Hip-hop, as the world knew it, was about to change forever. The “jiggy” era was born, which introduced “shiny suits” and “bling bling” and dominated hip-hop till 1998 and marked the beginning of the end of this era. Hip-hop prayers for a new king would be answered as someone would come to occupy the throne. That person was Shaun Carter, better known as Jay-Z.
The lessons Jay-Z learned living in the midst of the rough and tumble streets of Brooklyn, New York, he successfully brought into the music industry. “The year was 94 and the trunk is raw/in my rear view mirror is the law/I got to choices ya’ll/pull over the car or/bounce on the devil put the pedal to the floor.” (“99 Problems”, T he Black Album). “Police can’t search your glove compartment or your trunk if it’s locked,” said Jay-Z when commenting on the verse from his latest album. “They can just search where your eyes can see and I knew that.” In this verse, Jay-Z describes his life before hip-hop. He was heavily involved in the streets dealing drugs. But Jay-Z has since found a way to amalgamate his work ethics and experience developed in the streets, with his rap career today.

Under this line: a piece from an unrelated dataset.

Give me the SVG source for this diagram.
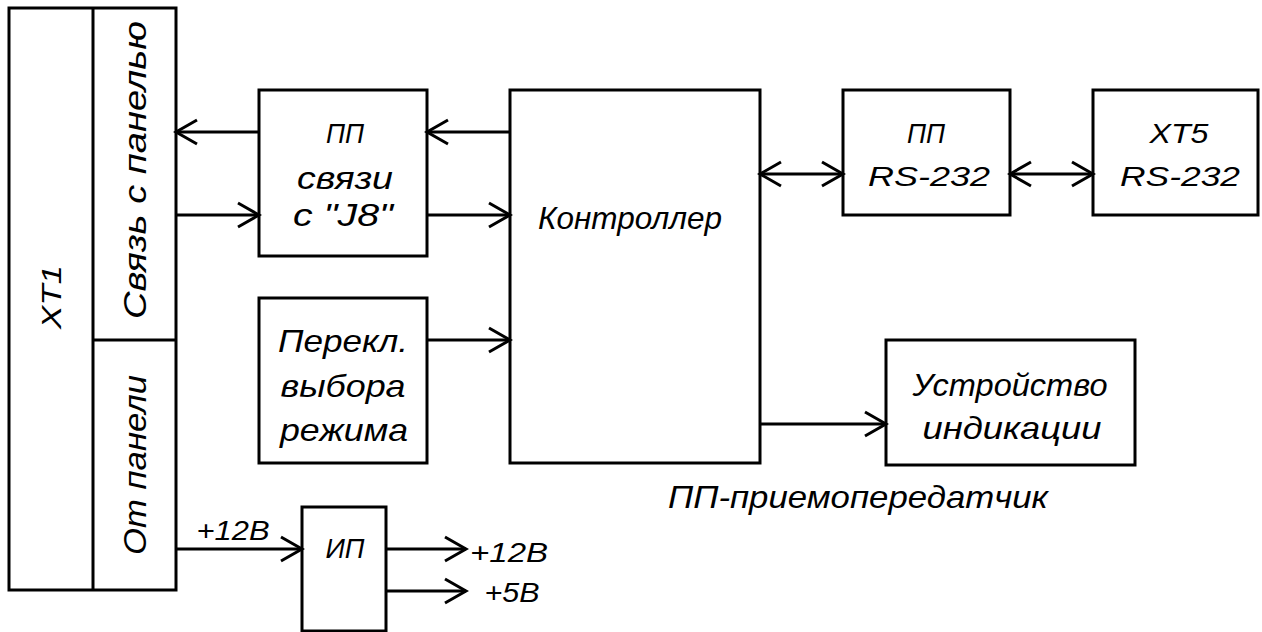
<svg xmlns="http://www.w3.org/2000/svg" width="1262" height="632" viewBox="0 0 1262 632">
<style>
.b{fill:#fff;stroke:#000;stroke-width:3}
.l{fill:none;stroke:#000;stroke-width:3}
text{font-family:"Liberation Sans",Arial,sans-serif;font-style:italic;font-size:28px;fill:#000;text-anchor:middle;dominant-baseline:central}
.lc{font-size:32px}
</style>
<defs>
<marker id="a" viewBox="-24 -14 27 28" refX="0" refY="0" markerWidth="27" markerHeight="28" markerUnits="userSpaceOnUse" orient="auto-start-reverse">
<path d="M-21,-12 L0,0 L-21,12" fill="none" stroke="#000" stroke-width="3"/>
</marker>
</defs>
<rect width="1262" height="632" fill="#fff"/>
<g id="xt1">
<rect class="b" x="9" y="8" width="167" height="582"/>
<line class="l" x1="93" y1="8" x2="93" y2="590"/>
<line class="l" x1="93" y1="340" x2="176" y2="340"/>
<text transform="translate(51,297) rotate(-90)" font-size="31" font-style="normal" textLength="64" lengthAdjust="spacingAndGlyphs">XT1</text>
<text class="lc" transform="translate(135,170) rotate(-90)" textLength="298" lengthAdjust="spacingAndGlyphs">Связь с панелью</text>
<text class="lc" transform="translate(135,465) rotate(-90)" textLength="180" lengthAdjust="spacingAndGlyphs">От панели</text>
</g>
<g id="pp-j8">
<rect class="b" x="259" y="90" width="168" height="166"/>
<text x="345" y="133" textLength="38" lengthAdjust="spacingAndGlyphs">ПП</text>
<text class="lc" x="345" y="178" textLength="96" lengthAdjust="spacingAndGlyphs">связи</text>
<text class="lc" x="343" y="215" textLength="100" lengthAdjust="spacingAndGlyphs">с  "J8"</text>
</g>
<g id="controller">
<rect class="b" x="510" y="90" width="250" height="373"/>
<text class="lc" x="630" y="218" textLength="184" lengthAdjust="spacingAndGlyphs">Контроллер</text>
</g>
<g id="pp-rs232">
<rect class="b" x="843" y="90" width="167" height="125"/>
<text x="926" y="133" textLength="38" lengthAdjust="spacingAndGlyphs">ПП</text>
<text x="929" y="176" font-size="37" textLength="122" lengthAdjust="spacingAndGlyphs">RS-232</text>
</g>
<g id="xt5">
<rect class="b" x="1093" y="90" width="165" height="125"/>
<text x="1179" y="133" font-size="34" textLength="59" lengthAdjust="spacingAndGlyphs">XT5</text>
<text x="1180" y="176" font-size="37" textLength="120" lengthAdjust="spacingAndGlyphs">RS-232</text>
</g>
<g id="switch">
<rect class="b" x="259" y="298" width="168" height="165"/>
<text class="lc" x="343" y="341" textLength="130" lengthAdjust="spacingAndGlyphs">Перекл.</text>
<text class="lc" x="343" y="386" textLength="125" lengthAdjust="spacingAndGlyphs">выбора</text>
<text class="lc" x="344" y="430" textLength="128" lengthAdjust="spacingAndGlyphs">режима</text>
</g>
<g id="indicator">
<rect class="b" x="886" y="340" width="249" height="125"/>
<text class="lc" x="1010" y="385" textLength="195" lengthAdjust="spacingAndGlyphs">Устройство</text>
<text class="lc" x="1012" y="428" textLength="179" lengthAdjust="spacingAndGlyphs">индикации</text>
</g>
<g id="psu">
<rect class="b" x="302" y="507" width="84" height="124"/>
<text x="345" y="548" textLength="39" lengthAdjust="spacingAndGlyphs">ИП</text>
</g>
<g id="connectors">
<line class="l" x1="259" y1="132" x2="176" y2="132" marker-end="url(#a)"/>
<line class="l" x1="176" y1="215" x2="259" y2="215" marker-end="url(#a)"/>
<line class="l" x1="510" y1="132" x2="427" y2="132" marker-end="url(#a)"/>
<line class="l" x1="427" y1="215" x2="510" y2="215" marker-end="url(#a)"/>
<line class="l" x1="427" y1="340" x2="510" y2="340" marker-end="url(#a)"/>
<line class="l" x1="760" y1="174" x2="843" y2="174" marker-start="url(#a)" marker-end="url(#a)"/>
<line class="l" x1="1010" y1="174" x2="1093" y2="174" marker-start="url(#a)" marker-end="url(#a)"/>
<line class="l" x1="760" y1="424" x2="886" y2="424" marker-end="url(#a)"/>
<line class="l" x1="176" y1="549" x2="302" y2="549" marker-end="url(#a)"/>
<line class="l" x1="386" y1="549" x2="466" y2="549" marker-end="url(#a)"/>
<line class="l" x1="386" y1="591" x2="466" y2="591" marker-end="url(#a)"/>
</g>
<g id="labels">
<text x="233" y="530" font-size="32" textLength="73" lengthAdjust="spacingAndGlyphs">+12В</text>
<text x="509" y="552" font-size="32" textLength="78" lengthAdjust="spacingAndGlyphs">+12В</text>
<text x="512" y="592" font-size="32" textLength="55" lengthAdjust="spacingAndGlyphs">+5В</text>
<text class="lc" x="858" y="497" textLength="380" lengthAdjust="spacingAndGlyphs">ПП-приемопередатчик</text>
</g>
</svg>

Jay-Z’s career began in 1994 when he appeared in collaboration with rap star Jaz-O in his song, The Originators. It wasn’t until 1996 when Jay-Z came out with his first official album, Reasonable Doubt. Still, he would not achieve commercial success until “Ain’t no Nigga”, his collaboration with female rap star Foxy Brown, which was featured on the soundtrack of the hit movie, The Nutty Professor. The song also appeared on his second album, In My Lifetime: Vol. 1. It was strictly uphill from there and Jay-Z never looked back.
Hip-hop has always been a form of expression, for the urban have-nots. The ones who have taken pride in the culture they developed for themselves in the forms of break dancing, beat boxing, freestyling, and clothing. “Hip-hop has crossed over,” Jay-Z says. “Parents started coming home and their sons and daughters had big posters on the wall of tall black guys with do-rags and they wanted to know what was going on.”
Jay-Z can be quick-witted and humorous in his rap style, a style considered second only to the late Notorious B.I.G. “I did it,” says Jay-Z when asked about his accomplishments. “I did it on every level. On a street level. I did it. I did it to death. No pun intended. On the music level. I did it to the heights. There are few people who can say they did it to that level, that consistently.”